#### CHALLENGE
Leave the pictures out, and output exactly the lines from the one containing "Recreate this image" through the one containing "fig = go.Figure()".

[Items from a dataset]
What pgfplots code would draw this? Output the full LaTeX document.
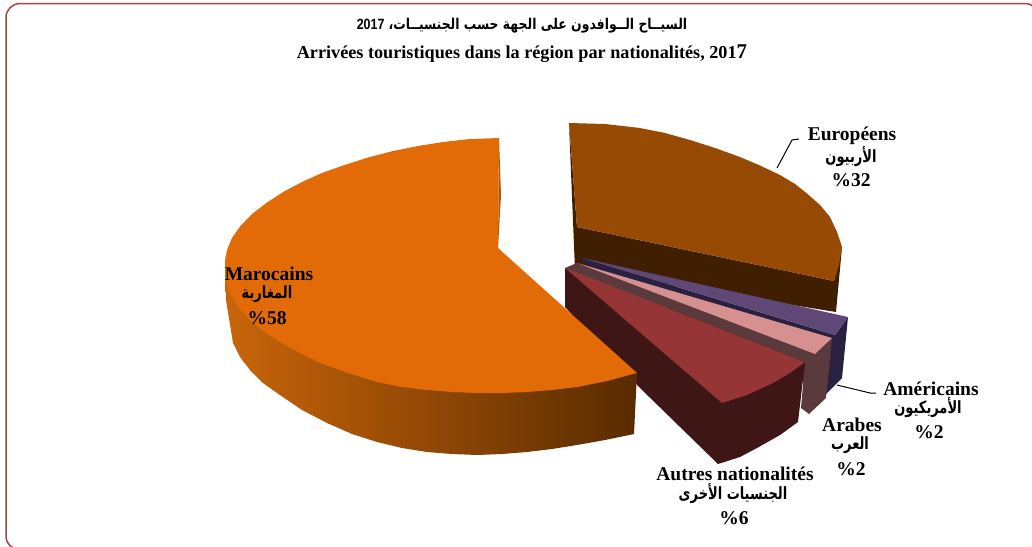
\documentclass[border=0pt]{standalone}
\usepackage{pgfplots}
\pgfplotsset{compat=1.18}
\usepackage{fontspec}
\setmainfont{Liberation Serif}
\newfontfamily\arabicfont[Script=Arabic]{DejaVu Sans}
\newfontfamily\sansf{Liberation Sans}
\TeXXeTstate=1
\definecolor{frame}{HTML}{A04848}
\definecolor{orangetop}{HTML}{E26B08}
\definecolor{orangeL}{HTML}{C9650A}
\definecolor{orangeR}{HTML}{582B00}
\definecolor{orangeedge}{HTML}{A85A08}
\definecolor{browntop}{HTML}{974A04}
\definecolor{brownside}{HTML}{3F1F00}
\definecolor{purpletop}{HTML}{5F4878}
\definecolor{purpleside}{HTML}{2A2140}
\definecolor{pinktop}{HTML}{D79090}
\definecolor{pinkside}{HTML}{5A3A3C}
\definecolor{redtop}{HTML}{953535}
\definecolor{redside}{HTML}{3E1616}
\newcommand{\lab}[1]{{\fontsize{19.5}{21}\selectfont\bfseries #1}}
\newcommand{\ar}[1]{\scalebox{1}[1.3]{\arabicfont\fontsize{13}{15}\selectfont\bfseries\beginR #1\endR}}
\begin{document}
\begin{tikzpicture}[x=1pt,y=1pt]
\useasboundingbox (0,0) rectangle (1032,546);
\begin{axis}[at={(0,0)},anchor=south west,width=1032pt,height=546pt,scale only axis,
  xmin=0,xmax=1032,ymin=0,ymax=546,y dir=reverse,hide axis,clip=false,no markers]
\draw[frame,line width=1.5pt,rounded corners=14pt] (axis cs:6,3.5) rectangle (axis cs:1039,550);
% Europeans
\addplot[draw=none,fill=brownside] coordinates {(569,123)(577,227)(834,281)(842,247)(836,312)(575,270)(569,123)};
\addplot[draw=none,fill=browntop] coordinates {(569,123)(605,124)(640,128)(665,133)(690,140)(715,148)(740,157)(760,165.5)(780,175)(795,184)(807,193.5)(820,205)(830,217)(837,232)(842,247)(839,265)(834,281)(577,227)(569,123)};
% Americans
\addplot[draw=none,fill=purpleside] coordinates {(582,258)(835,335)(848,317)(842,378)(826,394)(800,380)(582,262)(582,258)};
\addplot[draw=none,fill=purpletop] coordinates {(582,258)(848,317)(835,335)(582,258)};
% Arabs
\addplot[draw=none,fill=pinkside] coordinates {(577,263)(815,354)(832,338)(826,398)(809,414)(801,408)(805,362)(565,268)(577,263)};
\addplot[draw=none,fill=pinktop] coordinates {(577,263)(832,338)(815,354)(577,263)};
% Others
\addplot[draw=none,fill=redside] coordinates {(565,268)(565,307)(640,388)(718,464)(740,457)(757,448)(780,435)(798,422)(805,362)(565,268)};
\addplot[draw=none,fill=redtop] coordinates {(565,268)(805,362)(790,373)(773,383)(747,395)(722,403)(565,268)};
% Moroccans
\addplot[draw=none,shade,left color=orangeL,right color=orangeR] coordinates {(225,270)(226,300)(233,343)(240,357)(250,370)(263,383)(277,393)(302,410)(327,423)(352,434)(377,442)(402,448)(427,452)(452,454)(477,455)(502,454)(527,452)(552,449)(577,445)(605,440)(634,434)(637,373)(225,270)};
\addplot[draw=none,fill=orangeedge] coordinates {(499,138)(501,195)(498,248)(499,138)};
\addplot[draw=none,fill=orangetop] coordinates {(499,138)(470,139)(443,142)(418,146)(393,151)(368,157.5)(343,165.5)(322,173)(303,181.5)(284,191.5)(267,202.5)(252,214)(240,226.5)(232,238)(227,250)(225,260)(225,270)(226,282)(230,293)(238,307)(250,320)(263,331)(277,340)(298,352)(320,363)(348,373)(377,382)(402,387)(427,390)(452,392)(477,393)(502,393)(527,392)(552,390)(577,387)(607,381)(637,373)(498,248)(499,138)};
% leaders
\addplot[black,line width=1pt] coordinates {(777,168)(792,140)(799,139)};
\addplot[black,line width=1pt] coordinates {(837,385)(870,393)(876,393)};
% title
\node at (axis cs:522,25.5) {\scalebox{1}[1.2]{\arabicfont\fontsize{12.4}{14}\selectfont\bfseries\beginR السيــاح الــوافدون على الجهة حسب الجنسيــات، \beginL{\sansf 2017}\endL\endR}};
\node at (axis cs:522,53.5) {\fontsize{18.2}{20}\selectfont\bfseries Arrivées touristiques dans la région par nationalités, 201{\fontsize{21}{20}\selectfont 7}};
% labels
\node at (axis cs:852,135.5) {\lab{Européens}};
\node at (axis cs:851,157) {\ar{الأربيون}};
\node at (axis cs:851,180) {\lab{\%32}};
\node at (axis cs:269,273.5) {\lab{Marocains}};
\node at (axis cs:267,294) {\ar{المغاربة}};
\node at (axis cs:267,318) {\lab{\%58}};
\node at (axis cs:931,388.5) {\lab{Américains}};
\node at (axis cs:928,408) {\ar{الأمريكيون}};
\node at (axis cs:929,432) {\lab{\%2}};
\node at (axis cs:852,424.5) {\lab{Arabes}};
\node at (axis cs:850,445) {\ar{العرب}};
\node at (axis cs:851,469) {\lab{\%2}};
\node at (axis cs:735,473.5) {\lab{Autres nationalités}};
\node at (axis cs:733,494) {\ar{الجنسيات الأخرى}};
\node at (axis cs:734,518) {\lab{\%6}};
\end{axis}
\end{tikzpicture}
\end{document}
...
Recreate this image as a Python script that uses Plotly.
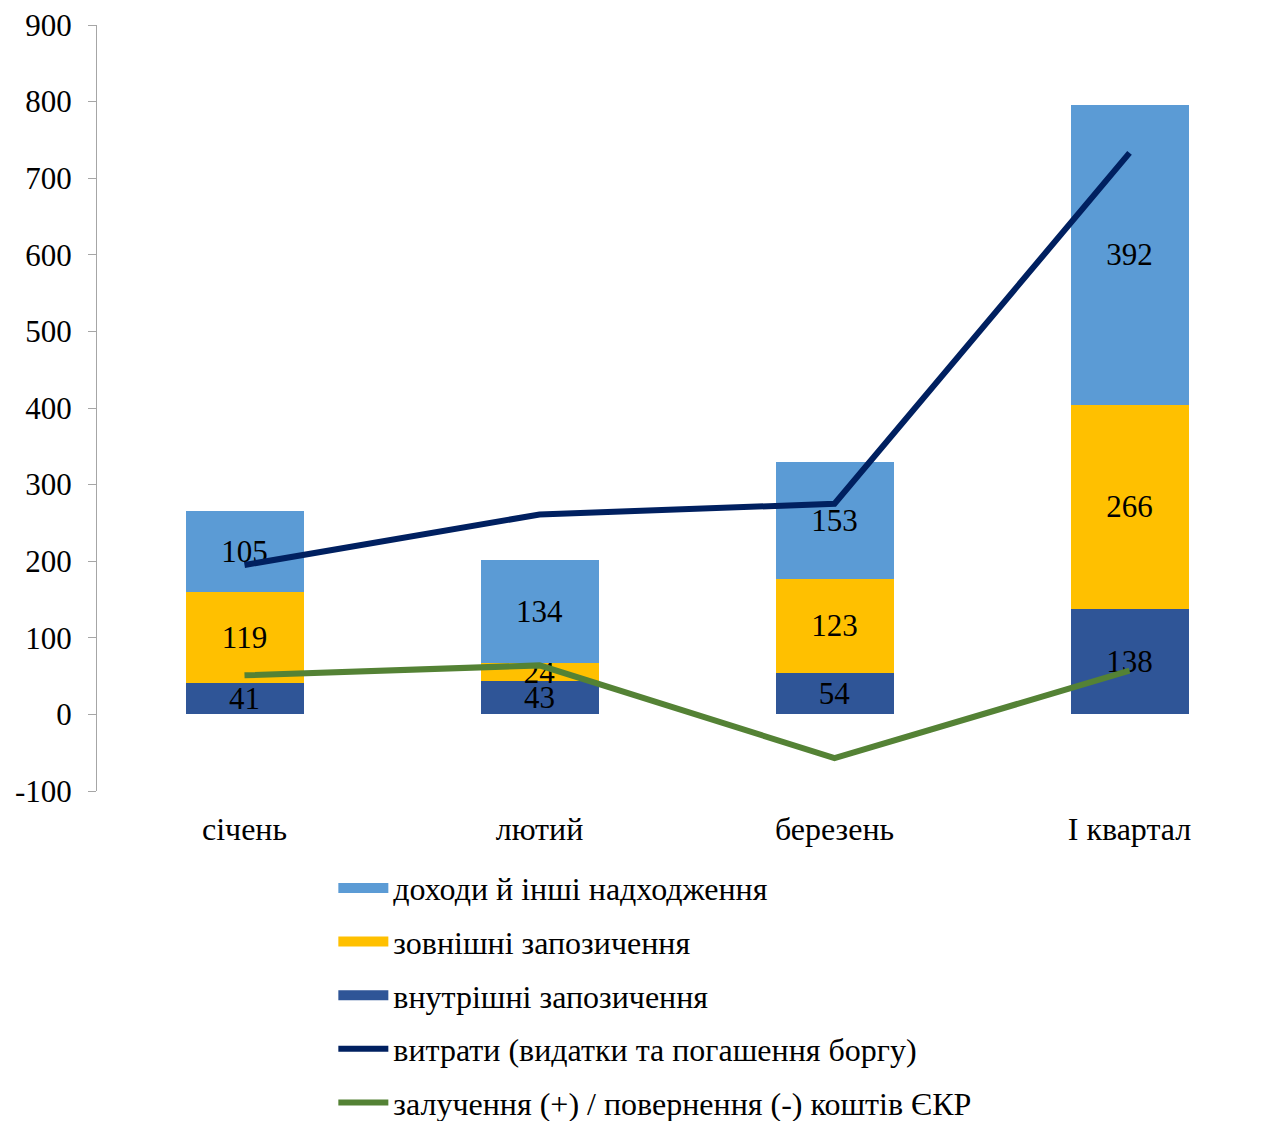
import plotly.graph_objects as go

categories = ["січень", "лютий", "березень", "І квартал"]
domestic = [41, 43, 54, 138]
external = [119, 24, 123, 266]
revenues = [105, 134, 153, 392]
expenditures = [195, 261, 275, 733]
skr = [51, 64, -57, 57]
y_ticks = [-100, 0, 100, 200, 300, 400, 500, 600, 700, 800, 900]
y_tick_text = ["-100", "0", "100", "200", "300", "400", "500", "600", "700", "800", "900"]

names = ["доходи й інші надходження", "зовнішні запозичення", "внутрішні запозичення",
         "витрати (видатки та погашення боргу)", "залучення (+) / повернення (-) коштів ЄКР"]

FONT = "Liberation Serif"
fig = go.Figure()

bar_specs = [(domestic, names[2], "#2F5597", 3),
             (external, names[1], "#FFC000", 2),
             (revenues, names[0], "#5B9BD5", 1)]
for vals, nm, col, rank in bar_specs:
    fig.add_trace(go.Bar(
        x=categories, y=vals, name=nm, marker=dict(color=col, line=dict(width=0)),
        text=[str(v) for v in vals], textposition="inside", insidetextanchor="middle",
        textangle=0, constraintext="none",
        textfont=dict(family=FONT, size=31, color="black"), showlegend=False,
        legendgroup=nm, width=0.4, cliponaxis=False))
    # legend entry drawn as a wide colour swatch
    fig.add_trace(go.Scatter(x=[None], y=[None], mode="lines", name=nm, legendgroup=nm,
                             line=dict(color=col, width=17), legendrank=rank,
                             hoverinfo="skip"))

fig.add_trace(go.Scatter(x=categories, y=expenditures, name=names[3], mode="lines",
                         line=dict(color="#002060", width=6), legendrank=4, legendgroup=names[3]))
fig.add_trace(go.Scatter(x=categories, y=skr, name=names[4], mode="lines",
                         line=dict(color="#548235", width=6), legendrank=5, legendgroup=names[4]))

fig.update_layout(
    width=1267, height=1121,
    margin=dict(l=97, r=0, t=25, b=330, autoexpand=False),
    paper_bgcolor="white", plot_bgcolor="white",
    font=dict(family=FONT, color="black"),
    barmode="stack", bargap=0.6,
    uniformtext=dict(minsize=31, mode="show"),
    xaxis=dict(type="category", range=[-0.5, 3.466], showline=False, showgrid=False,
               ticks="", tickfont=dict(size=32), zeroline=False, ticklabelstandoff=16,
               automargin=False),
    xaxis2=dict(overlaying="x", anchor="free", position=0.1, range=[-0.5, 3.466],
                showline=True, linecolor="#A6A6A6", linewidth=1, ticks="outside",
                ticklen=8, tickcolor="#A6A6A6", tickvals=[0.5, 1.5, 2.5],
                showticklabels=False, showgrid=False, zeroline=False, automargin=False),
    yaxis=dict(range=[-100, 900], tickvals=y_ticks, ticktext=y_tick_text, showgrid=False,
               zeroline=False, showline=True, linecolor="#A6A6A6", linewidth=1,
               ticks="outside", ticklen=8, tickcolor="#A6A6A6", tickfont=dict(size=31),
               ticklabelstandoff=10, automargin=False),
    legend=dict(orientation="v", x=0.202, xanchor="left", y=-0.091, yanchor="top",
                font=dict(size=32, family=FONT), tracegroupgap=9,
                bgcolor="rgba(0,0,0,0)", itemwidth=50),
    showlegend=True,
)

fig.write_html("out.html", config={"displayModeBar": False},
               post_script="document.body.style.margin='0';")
--
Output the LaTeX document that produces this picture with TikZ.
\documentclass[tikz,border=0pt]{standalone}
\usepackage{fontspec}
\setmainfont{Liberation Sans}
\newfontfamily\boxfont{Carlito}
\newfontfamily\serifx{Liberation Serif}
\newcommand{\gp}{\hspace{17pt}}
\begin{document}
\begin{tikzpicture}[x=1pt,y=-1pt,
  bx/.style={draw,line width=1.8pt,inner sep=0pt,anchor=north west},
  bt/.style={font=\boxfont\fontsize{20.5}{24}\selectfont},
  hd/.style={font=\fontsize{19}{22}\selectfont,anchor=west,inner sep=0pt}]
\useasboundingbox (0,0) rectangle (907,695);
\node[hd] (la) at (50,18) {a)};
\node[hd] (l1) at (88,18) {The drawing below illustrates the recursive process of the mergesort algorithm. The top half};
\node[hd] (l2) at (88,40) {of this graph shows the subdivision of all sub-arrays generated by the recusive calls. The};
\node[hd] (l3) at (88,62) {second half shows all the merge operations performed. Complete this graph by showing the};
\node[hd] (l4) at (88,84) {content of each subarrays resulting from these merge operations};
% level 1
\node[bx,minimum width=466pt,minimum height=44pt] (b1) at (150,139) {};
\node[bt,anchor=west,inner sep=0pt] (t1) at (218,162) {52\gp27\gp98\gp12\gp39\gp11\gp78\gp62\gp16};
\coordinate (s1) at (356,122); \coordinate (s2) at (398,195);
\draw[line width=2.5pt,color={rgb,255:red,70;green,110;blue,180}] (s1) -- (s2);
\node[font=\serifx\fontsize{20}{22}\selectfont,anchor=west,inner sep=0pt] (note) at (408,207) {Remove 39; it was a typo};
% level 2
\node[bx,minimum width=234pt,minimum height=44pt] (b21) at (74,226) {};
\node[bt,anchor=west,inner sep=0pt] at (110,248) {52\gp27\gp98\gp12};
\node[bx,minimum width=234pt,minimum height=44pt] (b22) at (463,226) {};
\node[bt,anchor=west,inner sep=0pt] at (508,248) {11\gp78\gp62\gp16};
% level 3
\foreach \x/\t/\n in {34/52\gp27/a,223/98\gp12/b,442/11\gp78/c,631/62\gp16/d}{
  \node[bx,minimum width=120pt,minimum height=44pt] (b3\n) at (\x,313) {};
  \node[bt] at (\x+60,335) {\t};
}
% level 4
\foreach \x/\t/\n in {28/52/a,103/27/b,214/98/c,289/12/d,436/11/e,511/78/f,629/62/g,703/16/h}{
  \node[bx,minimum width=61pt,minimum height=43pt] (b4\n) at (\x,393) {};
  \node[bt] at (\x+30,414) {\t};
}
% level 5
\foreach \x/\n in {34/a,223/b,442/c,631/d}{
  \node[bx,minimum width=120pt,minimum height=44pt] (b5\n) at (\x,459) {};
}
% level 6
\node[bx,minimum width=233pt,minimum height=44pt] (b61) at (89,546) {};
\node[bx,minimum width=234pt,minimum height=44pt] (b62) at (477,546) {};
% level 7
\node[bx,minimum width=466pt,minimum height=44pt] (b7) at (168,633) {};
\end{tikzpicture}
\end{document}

#### SOLUTION BELOW
Recreate this image as a Python script that uses Plotly.
import plotly.graph_objects as go

categories = ["січень", "лютий", "березень", "І квартал"]
domestic = [41, 43, 54, 138]
external = [119, 24, 123, 266]
revenues = [105, 134, 153, 392]
expenditures = [195, 261, 275, 733]
skr = [51, 64, -57, 57]
y_ticks = [-100, 0, 100, 200, 300, 400, 500, 600, 700, 800, 900]
y_tick_text = ["-100", "0", "100", "200", "300", "400", "500", "600", "700", "800", "900"]

names = ["доходи й інші надходження", "зовнішні запозичення", "внутрішні запозичення",
         "витрати (видатки та погашення боргу)", "залучення (+) / повернення (-) коштів ЄКР"]

FONT = "Liberation Serif"
fig = go.Figure()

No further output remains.